Tuesday, December 21, 2010
Kim: Preservice Artist Educator
I haven't known Kim for very long, but I have a strong sense of who she is as a woman. She is at at point in her life where she is figuring out who she wants to be. In a phase of transition and change, she is seriously contemplating who she wants to become. Kim has very broad interests; art, sports, and music. She appreciates material things but also has a great appreciation for nature, which keeps her balanced. In her opinion, these are the things that make her unique.
Kim doesn't feel limited by any of the titles that describe her because she has defied/ broken so many of them. As an illustration of this, she shares that she was an artist at a design firm and then decided that art education was a more desirable field. She is a non-traditional student and I think she embraces that idea. Her titles do not restrict her because she can break right through them.
I love Kim's outlook on what will make her a great art educator. She believes that everyone has potential but they need help reaching that potential. She enjoys the diversity in the learning styles of students, and is comforted by the knowledge that an educator can truly make a difference.
In terms of success as a professional artist, Kim has a unique perspective due to her work experiences.
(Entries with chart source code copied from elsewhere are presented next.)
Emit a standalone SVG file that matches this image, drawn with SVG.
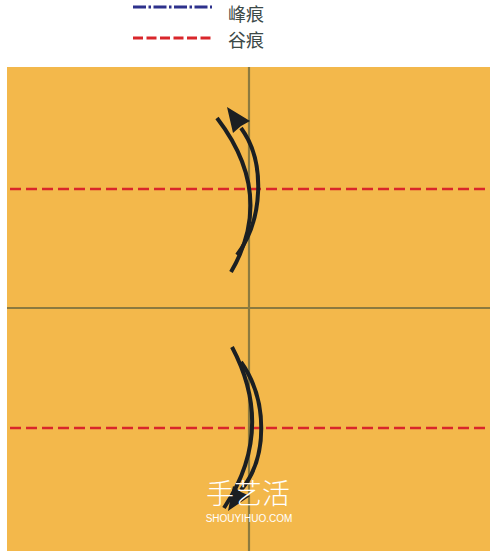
<svg xmlns="http://www.w3.org/2000/svg" width="500" height="558" viewBox="0 0 500 558">
<style>
.fold{stroke:#8b7a3f;stroke-width:2.2;fill:none}
.valley{stroke:#d9262b;stroke-width:2.6;stroke-dasharray:11 5;fill:none}
.arr{stroke:#1b1f22;stroke-width:4;fill:none;stroke-linecap:butt}
.head{fill:#1b1f22}
.lg{font-family:"Noto Sans CJK SC","Noto Sans",sans-serif;font-size:18px;fill:#3d4a48}
</style>
<rect width="500" height="558" fill="#ffffff"/>
<g id="legend">
<line x1="133" y1="7" x2="212" y2="7" stroke="#2d318c" stroke-width="3" stroke-dasharray="13 2.5 2.5 2.5"/>
<text class="lg" x="228" y="21">峰痕</text>
<line x1="133" y1="38" x2="212" y2="38" stroke="#d9262b" stroke-width="3" stroke-dasharray="10 3.5"/>
<text class="lg" x="228" y="47">谷痕</text>
</g>
<g id="paper">
<rect x="7" y="67" width="483" height="484" fill="#f3b84b"/>
</g>
<g id="creases">
<line class="fold" x1="249" y1="67" x2="249" y2="551"/>
<line class="fold" x1="7" y1="308" x2="490" y2="308"/>
<line class="valley" x1="10" y1="189" x2="490" y2="189"/>
<line class="valley" x1="10" y1="428" x2="490" y2="428"/>
</g>
<g id="connectors">
<path class="arr" d="M217,118 Q276,195 231,272"/>
<path class="arr" d="M237,255 C263,220 266,162 241,128"/>
<polygon class="head" points="227,107 250,121 241,126 233,133"/>
<path class="arr" d="M232,347 Q276,430 224,508"/>
<path class="arr" d="M241,362 C268,400 268,458 241,490"/>
<polygon class="head" points="228,511 233,486 241,492 250,496"/>
</g>
<g id="watermark">
<text x="248" y="504" text-anchor="middle" font-family="Noto Sans CJK SC,sans-serif" font-size="28" fill="#ffffff" font-weight="300">手艺活</text>
<text x="249" y="522" text-anchor="middle" font-family="Liberation Sans,sans-serif" font-size="10" fill="#ffffff">SHOUYIHUO.COM</text>
</g>
</svg>
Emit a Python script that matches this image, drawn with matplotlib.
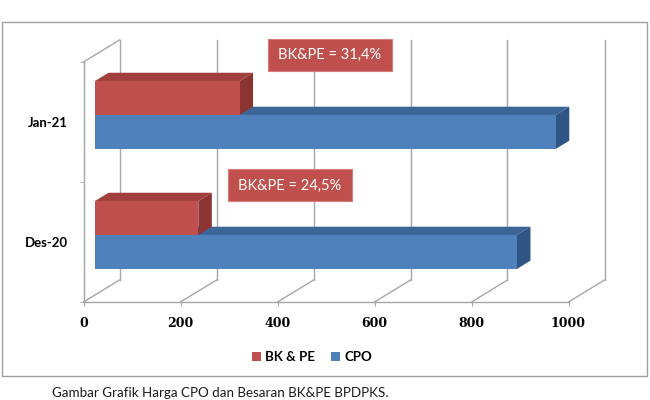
import matplotlib
matplotlib.use("Agg")
import matplotlib.pyplot as plt
from matplotlib.patches import Patch, Rectangle

# ---- data ----
categories = ["Des-20", "Jan-21"]
cpo = [870, 950]
bkpe = [213, 298]
annotations = ["BK&PE = 24,5%", "BK&PE = 31,4%"]
xticks = [0, 200, 400, 600, 800, 1000]

# ---- style ----
BLUE = ["#4F81BD", "#3B6596", "#2E5583"]   # front, top, side
RED = ["#C0504D", "#A23F3C", "#8C3431"]
GRID = "#A6A6A6"

W, H = 650, 400
fig = plt.figure(figsize=(6.5, 4.0), dpi=100)

# front plane of the 3D box in pixels
px_left, px_right, px_bottom, px_top = 83.5, 568.5, 302, 62
ax = fig.add_axes([px_left / W, 1 - px_bottom / H,
                   (px_right - px_left) / W, (px_bottom - px_top) / H])
ax.set_xlim(0, 1000)
ax.set_ylim(-0.5, 1.5)

# oblique depth offsets (data units)
DX = 36 / (px_right - px_left) * 1000
DY = 22 / ((px_bottom - px_top) / 2)

# walls / gridlines
for v in xticks:
    ax.plot([v + DX, v + DX], [-0.5 + DY, 1.5 + DY], color=GRID, lw=1,
            clip_on=False, zorder=1)
    ax.plot([v, v + DX], [-0.5, -0.5 + DY], color=GRID, lw=1,
            clip_on=False, zorder=1)
ax.plot([0, DX], [1.5, 1.5 + DY], color=GRID, lw=1, clip_on=False, zorder=1)

for s in ["top", "right"]:
    ax.spines[s].set_visible(False)
for s in ["left", "bottom"]:
    ax.spines[s].set_color(GRID)
    ax.spines[s].set_linewidth(1)
ax.patch.set_alpha(0)

# bars
f1, f2 = 0.32, 0.695
bh = 0.283


def bar3d(value, y0, y1, cols, z):
    xa, ya = f1 * DX, f1 * DY
    xb, yb = f2 * DX, f2 * DY
    # top face
    ax.fill([xa, value + xa, value + xb, xb],
            [y1 + ya, y1 + ya, y1 + yb, y1 + yb],
            color=cols[1], lw=0, zorder=z, clip_on=False)
    # side face
    ax.fill([value + xa, value + xb, value + xb, value + xa],
            [y0 + ya, y0 + yb, y1 + yb, y1 + ya],
            color=cols[2], lw=0, zorder=z, clip_on=False)
    # front face
    ax.fill([xa, value + xa, value + xa, xa],
            [y0 + ya, y0 + ya, y1 + ya, y1 + ya],
            color=cols[0], lw=0, zorder=z + 0.1, clip_on=False)


for i, c in enumerate(categories):
    bar3d(cpo[i], i - bh, i, BLUE, 3)
    bar3d(bkpe[i], i, i + bh, RED, 4)

# annotation boxes
ann_pos = [(425, 0.471), (508, 1.558)]
box_w = 124 / (px_right - px_left) * 1000
box_h = 32 / ((px_bottom - px_top) / 2)
for (cx, cy), txt in zip(ann_pos, annotations):
    ax.add_patch(Rectangle((cx - box_w / 2, cy - box_h / 2), box_w, box_h,
                           facecolor=RED[0], edgecolor="#D77C7A", lw=0.8,
                           zorder=6, clip_on=False))
    ax.text(cx, cy, txt, ha="center", va="center", color="white",
            fontsize=10.5, family="Lato", zorder=7)

# ticks
ax.set_xticks(xticks)
ax.set_xticklabels([str(t) for t in xticks], family="DejaVu Serif",
                   fontweight="bold", fontsize=9)
ax.tick_params(axis="x", length=3, color=GRID, pad=8)
ax.set_yticks([0, 1])
ax.set_yticklabels(categories, family="Lato", fontweight="bold", fontsize=9.5)
ax.tick_params(axis="y", which="major", length=0, pad=11)
ax.set_yticks([-0.5, 0.5, 1.5], minor=True)
ax.tick_params(axis="y", which="minor", length=3, color=GRID)

# legend
handles = [Patch(facecolor=RED[0], label="BK & PE"),
           Patch(facecolor=BLUE[0], label="CPO")]
fig.legend(handles=handles, loc="center", ncol=2,
           bbox_to_anchor=(312 / W, 1 - 357 / H), frameon=False,
           prop={"family": "Lato", "weight": "bold", "size": 9.5},
           handlelength=0.7, handleheight=0.7, handletextpad=0.3,
           columnspacing=1.2)

# outer chart border
fig.add_artist(Rectangle((1.5 / W, 1 - 376 / H), 645.5 / W, 354 / H,
                         transform=fig.transFigure, fill=False,
                         edgecolor="#A0A0A0", lw=1))

# caption
fig.text(52 / W, 1 - 393 / H,
         "Gambar Grafik Harga CPO dan Besaran BK&PE BPDPKS.",
         ha="left", va="center", fontsize=9.6, family="Lato", color="#1a1a1a")

fig.savefig("out.png", dpi=100)
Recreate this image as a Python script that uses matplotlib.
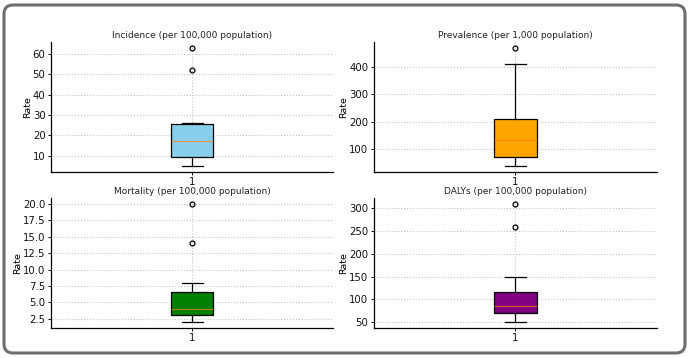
import matplotlib

matplotlib.use("Agg")

import matplotlib.pyplot as plt
from matplotlib.patches import FancyBboxPatch
from matplotlib.ticker import MultipleLocator, FormatStrFormatter

# Box statistics
TITLES = [
    "Incidence (per 100,000 population)",
    "Prevalence (per 1,000 population)",
    "Mortality (per 100,000 population)",
    "DALYs (per 100,000 population)",
]
FILL_COLORS = ["skyblue", "orange", "green", "purple"]
WHISKER_LOW = [5, 40, 2, 50]
Q1 = [9.5, 74, 3, 70]
MEDIANS = [17, 135, 4, 85]
Q3 = [25.8, 212, 6.5, 115]
WHISKER_HIGH = [26, 412, 8, 150]
FLIERS = [[52, 63], [470], [14, 20], [260, 310]]
Y_TICK_STEP = [10, 100, 2.5, 50]

AXES_RECTS = [
    (0.074, 0.520, 0.409, 0.363),
    (0.542, 0.520, 0.410, 0.363),
    (0.074, 0.084, 0.409, 0.363),
    (0.542, 0.084, 0.410, 0.363),
]

fig = plt.figure(figsize=(6.9, 3.58), dpi=100)
fig.patch.set_facecolor("white")

# rounded grey frame around the whole picture
frame = FancyBboxPatch(
    (4 / 690, 5 / 358),
    681 / 690,
    348 / 358,
    boxstyle="round,pad=0,rounding_size=0.013",
    transform=fig.transFigure,
    facecolor="none",
    edgecolor="#6e6e6e",
    linewidth=2.2,
    mutation_aspect=690 / 358,
    zorder=10,
)
fig.patches.append(frame)

for i, rect in enumerate(AXES_RECTS):
    ax = fig.add_axes(rect)
    stats = [{
        "whislo": WHISKER_LOW[i],
        "q1": Q1[i],
        "med": MEDIANS[i],
        "q3": Q3[i],
        "whishi": WHISKER_HIGH[i],
        "fliers": FLIERS[i],
        "label": "1",
    }]
    ax.bxp(
        stats,
        patch_artist=True,
        boxprops=dict(facecolor=FILL_COLORS[i], edgecolor="black", linewidth=0.9),
        medianprops=dict(color="#ff7f0e", linewidth=0.9, alpha=0.7),
        whiskerprops=dict(color="black", linewidth=0.9),
        capprops=dict(color="black", linewidth=0.9),
        flierprops=dict(marker="o", markersize=3.5, markerfacecolor="none",
                        markeredgecolor="black", markeredgewidth=0.9),
    )
    ax.yaxis.set_major_locator(MultipleLocator(Y_TICK_STEP[i]))
    if Y_TICK_STEP[i] % 1:
        ax.yaxis.set_major_formatter(FormatStrFormatter("%.1f"))
    ax.set_title(TITLES[i], fontsize=6.5, pad=3, color="#222222")
    ax.set_ylabel("Rate", fontsize=6.8, labelpad=0.5)
    ax.grid(True, linestyle=":", color="#c4c4c4", linewidth=0.8)
    ax.set_axisbelow(True)
    ax.spines["top"].set_visible(False)
    ax.spines["right"].set_visible(False)
    ax.spines["left"].set_linewidth(0.9)
    ax.spines["bottom"].set_linewidth(0.9)
    ax.tick_params(labelsize=7.3, length=2.5, width=0.7, pad=1.5, colors="#111111")

fig.savefig("out.png", dpi=100, facecolor="white")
In terms of graphic design, she has the skills to interpret what people want. She makes the effort to understand the client and translate their ideas into the work. This is a huge consideration in the life of an artist who is looking to make a living from their work. I think Kim is the first artist educator who has answered this question in this way. She's turned the tables, and I find it intriguing.
When asked what makes Kim a great woman, she shared that she just does her own thing. "I don't depend on anyone to to anything for me."
Kim donated a beautiful collections of papers with a variety of textures, patterns, and colors. She also shared some photographs of her digital work as well as paintings. Her contribution of black glitter (which is pretty amazing) did drive the tone of her portrait to a large extent.